__Given material__
* START *

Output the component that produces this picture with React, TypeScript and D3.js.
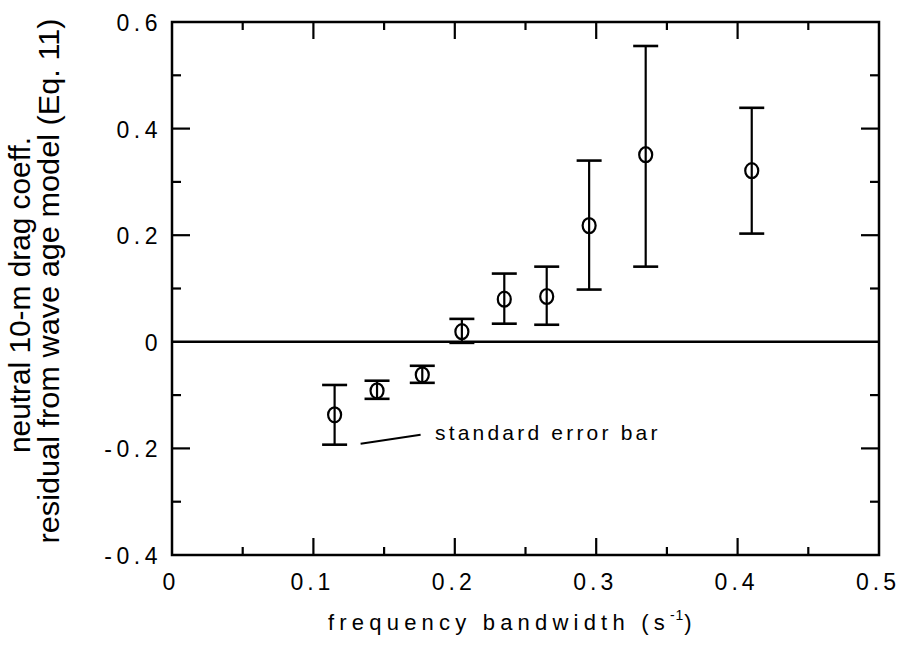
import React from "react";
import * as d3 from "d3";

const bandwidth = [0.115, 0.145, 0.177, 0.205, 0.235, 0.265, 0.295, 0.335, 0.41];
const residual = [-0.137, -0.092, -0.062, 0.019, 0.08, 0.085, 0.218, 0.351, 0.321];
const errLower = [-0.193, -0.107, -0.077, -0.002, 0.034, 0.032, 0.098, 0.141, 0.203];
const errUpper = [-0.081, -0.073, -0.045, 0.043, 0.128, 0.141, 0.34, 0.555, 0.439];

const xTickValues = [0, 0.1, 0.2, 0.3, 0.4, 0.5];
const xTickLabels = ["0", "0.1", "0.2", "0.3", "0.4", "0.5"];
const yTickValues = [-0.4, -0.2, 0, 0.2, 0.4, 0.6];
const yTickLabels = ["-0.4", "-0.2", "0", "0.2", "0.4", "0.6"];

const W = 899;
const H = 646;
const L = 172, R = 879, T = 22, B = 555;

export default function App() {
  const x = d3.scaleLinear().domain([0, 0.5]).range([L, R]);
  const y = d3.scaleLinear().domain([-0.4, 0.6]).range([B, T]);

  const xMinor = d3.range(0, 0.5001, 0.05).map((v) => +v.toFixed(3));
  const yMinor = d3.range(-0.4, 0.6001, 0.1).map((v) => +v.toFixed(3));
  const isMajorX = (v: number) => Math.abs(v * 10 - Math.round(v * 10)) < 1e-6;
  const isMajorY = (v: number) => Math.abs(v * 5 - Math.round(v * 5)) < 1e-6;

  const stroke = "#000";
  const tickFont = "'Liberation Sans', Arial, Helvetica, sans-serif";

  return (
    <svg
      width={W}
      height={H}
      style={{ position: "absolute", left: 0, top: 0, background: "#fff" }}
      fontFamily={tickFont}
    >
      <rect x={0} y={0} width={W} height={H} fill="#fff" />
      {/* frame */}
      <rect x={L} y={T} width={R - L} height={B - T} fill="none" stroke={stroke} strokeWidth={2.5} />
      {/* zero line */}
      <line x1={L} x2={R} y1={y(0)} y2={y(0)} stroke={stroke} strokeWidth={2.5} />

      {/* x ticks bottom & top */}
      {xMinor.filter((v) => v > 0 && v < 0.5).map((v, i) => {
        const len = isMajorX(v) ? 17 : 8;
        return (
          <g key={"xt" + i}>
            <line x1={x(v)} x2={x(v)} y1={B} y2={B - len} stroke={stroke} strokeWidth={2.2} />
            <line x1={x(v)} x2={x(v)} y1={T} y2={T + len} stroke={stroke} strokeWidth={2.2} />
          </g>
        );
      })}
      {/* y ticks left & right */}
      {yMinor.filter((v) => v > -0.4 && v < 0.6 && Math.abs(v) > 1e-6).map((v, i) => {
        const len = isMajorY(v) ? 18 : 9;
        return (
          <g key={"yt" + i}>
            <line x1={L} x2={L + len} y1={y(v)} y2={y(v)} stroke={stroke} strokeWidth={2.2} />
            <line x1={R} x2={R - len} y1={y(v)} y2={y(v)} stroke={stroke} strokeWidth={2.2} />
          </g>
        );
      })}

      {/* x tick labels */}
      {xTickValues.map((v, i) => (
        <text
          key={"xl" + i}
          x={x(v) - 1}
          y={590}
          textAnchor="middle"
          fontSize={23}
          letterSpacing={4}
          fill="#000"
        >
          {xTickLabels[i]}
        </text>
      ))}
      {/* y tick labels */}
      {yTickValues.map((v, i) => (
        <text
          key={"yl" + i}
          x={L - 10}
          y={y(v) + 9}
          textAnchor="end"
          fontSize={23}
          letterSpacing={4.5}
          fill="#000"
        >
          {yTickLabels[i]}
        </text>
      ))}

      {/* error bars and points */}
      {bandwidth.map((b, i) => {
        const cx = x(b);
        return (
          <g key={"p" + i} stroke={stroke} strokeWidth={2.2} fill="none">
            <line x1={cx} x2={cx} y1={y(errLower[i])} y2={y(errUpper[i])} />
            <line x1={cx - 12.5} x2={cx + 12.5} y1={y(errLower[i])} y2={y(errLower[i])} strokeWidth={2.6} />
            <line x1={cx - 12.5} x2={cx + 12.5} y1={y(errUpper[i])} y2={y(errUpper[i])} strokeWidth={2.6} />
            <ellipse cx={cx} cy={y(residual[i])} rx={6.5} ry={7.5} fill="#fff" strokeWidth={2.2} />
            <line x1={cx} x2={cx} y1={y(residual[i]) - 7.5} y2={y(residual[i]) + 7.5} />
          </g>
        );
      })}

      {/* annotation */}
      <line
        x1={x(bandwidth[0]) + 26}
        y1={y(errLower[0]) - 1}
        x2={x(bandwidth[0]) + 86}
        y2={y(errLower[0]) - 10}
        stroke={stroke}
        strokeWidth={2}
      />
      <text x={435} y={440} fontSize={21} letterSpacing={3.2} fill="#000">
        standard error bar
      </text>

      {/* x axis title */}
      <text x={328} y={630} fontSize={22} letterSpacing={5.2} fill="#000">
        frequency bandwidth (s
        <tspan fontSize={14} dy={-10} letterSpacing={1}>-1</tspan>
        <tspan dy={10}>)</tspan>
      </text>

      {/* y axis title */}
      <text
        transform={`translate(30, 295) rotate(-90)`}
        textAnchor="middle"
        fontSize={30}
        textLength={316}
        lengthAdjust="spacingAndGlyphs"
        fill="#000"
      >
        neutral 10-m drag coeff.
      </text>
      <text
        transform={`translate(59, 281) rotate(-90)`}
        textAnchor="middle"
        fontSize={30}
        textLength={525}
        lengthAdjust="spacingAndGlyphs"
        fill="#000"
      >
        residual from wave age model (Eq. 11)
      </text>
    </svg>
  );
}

* END *

__Written instruction__
Give again, word for word, every line from the top of the data above to the line holding "import * as", inclusive, with the pictures left out.

__Complete answer__
Output the component that produces this picture with React, TypeScript and D3.js.
import React from "react";
import * as d3 from "d3";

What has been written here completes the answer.